- What the task asks
Please restate, exactly as written, the lines running from the beginning of the material through the line that has "(vertext) at (848.5,24)" in it.

- Information provided
--- start ---
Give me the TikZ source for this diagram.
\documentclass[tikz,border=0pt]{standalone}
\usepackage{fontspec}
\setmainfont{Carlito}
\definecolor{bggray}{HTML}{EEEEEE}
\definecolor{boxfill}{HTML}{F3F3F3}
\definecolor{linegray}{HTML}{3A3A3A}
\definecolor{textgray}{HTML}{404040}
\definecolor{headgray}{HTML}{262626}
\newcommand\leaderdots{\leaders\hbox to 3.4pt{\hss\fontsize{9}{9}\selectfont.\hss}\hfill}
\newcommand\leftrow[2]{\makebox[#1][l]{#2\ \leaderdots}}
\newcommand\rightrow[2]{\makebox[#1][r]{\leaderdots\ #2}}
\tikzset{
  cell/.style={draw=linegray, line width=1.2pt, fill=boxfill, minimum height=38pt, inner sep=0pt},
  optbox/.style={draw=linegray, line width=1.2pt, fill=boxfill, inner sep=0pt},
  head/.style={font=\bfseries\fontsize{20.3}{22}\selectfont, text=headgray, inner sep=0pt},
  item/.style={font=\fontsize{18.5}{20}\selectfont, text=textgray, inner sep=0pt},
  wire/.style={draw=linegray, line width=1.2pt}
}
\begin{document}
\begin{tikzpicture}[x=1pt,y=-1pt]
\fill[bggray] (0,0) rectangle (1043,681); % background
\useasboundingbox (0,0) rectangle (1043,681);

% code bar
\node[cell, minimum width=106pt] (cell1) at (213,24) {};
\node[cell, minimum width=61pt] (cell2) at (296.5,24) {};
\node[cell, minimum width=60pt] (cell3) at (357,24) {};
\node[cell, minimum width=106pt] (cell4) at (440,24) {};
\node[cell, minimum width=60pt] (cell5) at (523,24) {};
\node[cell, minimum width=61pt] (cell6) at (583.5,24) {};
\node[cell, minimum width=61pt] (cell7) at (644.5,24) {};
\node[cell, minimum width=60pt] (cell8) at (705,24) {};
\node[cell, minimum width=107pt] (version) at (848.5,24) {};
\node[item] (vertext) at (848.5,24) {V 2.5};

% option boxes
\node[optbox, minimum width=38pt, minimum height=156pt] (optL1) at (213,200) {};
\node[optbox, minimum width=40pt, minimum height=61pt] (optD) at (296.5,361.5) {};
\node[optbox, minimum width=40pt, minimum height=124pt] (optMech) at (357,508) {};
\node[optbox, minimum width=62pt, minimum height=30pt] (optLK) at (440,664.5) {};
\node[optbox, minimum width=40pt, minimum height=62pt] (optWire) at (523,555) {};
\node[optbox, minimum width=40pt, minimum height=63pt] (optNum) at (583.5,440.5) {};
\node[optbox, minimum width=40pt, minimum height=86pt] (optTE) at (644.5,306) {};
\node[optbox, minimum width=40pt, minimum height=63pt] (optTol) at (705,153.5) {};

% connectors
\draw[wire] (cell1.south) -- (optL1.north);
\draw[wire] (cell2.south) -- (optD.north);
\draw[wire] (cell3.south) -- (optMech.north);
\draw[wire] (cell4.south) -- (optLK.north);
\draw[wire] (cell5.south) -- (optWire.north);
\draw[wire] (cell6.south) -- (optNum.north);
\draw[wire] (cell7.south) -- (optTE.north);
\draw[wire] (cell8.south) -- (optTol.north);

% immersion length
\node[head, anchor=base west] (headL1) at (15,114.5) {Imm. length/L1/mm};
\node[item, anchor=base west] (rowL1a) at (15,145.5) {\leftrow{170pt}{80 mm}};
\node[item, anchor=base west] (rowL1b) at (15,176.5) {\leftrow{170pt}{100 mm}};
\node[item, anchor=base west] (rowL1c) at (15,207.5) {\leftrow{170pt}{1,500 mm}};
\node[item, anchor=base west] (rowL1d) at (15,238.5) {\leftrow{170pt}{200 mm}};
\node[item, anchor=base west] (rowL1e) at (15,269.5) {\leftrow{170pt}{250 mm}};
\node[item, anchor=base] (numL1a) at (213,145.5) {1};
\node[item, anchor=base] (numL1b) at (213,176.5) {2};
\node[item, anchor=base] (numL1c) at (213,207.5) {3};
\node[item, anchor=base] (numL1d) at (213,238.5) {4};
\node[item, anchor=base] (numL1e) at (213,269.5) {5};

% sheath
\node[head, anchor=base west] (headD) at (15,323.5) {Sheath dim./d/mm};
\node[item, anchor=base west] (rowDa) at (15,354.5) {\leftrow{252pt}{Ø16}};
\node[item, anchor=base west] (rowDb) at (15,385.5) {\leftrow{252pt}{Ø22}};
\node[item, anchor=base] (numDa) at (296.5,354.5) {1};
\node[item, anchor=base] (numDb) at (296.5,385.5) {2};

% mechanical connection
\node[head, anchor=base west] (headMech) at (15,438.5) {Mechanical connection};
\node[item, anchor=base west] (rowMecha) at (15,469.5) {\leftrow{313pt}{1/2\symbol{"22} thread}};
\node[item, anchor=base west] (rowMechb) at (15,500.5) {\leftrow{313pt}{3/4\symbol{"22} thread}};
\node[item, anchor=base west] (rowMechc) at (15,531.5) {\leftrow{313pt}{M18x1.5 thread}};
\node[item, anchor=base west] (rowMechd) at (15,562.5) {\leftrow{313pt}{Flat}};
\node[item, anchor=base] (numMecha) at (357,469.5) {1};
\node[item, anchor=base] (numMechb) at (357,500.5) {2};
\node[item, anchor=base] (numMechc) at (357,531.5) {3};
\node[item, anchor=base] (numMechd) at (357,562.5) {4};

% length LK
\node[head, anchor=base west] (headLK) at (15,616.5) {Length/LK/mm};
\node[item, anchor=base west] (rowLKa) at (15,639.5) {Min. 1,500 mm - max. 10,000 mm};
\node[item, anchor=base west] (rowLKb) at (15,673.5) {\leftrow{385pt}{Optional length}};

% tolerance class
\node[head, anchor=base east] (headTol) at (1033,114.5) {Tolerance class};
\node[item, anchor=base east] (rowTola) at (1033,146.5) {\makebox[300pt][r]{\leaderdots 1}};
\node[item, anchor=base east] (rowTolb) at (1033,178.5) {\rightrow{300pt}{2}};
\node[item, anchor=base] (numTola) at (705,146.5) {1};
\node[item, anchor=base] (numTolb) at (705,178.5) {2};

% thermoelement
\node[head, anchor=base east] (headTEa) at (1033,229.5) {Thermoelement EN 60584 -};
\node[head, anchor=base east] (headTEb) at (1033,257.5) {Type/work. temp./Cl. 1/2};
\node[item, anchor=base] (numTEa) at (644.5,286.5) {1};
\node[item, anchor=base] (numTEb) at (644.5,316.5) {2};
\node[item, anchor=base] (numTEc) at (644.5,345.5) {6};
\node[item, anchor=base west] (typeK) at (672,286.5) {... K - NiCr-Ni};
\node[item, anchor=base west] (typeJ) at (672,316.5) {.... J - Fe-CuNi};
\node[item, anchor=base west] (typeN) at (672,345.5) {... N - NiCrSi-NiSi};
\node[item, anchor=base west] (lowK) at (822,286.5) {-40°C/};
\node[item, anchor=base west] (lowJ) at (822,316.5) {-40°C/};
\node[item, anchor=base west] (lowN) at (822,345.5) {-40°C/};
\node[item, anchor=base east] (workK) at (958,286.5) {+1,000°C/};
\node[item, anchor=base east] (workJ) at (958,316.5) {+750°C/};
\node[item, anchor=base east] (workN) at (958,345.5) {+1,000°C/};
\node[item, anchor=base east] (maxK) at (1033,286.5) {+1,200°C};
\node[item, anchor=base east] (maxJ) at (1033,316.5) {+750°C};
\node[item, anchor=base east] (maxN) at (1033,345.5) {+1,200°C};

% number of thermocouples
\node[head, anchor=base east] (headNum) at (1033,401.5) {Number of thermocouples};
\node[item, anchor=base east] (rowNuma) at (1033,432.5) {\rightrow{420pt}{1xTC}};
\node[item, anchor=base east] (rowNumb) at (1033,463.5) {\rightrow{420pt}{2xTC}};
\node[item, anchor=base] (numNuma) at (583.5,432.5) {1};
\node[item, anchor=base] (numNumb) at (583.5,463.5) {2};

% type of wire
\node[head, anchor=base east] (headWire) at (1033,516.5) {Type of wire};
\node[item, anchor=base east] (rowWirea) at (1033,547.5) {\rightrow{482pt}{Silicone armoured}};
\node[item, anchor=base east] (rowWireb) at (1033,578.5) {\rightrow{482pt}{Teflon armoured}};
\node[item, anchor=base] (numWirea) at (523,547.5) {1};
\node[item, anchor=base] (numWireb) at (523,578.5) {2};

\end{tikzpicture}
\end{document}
--- end ---
- Exercise response
Give me the TikZ source for this diagram.
\documentclass[tikz,border=0pt]{standalone}
\usepackage{fontspec}
\setmainfont{Carlito}
\definecolor{bggray}{HTML}{EEEEEE}
\definecolor{boxfill}{HTML}{F3F3F3}
\definecolor{linegray}{HTML}{3A3A3A}
\definecolor{textgray}{HTML}{404040}
\definecolor{headgray}{HTML}{262626}
\newcommand\leaderdots{\leaders\hbox to 3.4pt{\hss\fontsize{9}{9}\selectfont.\hss}\hfill}
\newcommand\leftrow[2]{\makebox[#1][l]{#2\ \leaderdots}}
\newcommand\rightrow[2]{\makebox[#1][r]{\leaderdots\ #2}}
\tikzset{
  cell/.style={draw=linegray, line width=1.2pt, fill=boxfill, minimum height=38pt, inner sep=0pt},
  optbox/.style={draw=linegray, line width=1.2pt, fill=boxfill, inner sep=0pt},
  head/.style={font=\bfseries\fontsize{20.3}{22}\selectfont, text=headgray, inner sep=0pt},
  item/.style={font=\fontsize{18.5}{20}\selectfont, text=textgray, inner sep=0pt},
  wire/.style={draw=linegray, line width=1.2pt}
}
\begin{document}
\begin{tikzpicture}[x=1pt,y=-1pt]
\fill[bggray] (0,0) rectangle (1043,681); % background
\useasboundingbox (0,0) rectangle (1043,681);

% code bar
\node[cell, minimum width=106pt] (cell1) at (213,24) {};
\node[cell, minimum width=61pt] (cell2) at (296.5,24) {};
\node[cell, minimum width=60pt] (cell3) at (357,24) {};
\node[cell, minimum width=106pt] (cell4) at (440,24) {};
\node[cell, minimum width=60pt] (cell5) at (523,24) {};
\node[cell, minimum width=61pt] (cell6) at (583.5,24) {};
\node[cell, minimum width=61pt] (cell7) at (644.5,24) {};
\node[cell, minimum width=60pt] (cell8) at (705,24) {};
\node[cell, minimum width=107pt] (version) at (848.5,24) {};
\node[item] (vertext) at (848.5,24) {V 2.5};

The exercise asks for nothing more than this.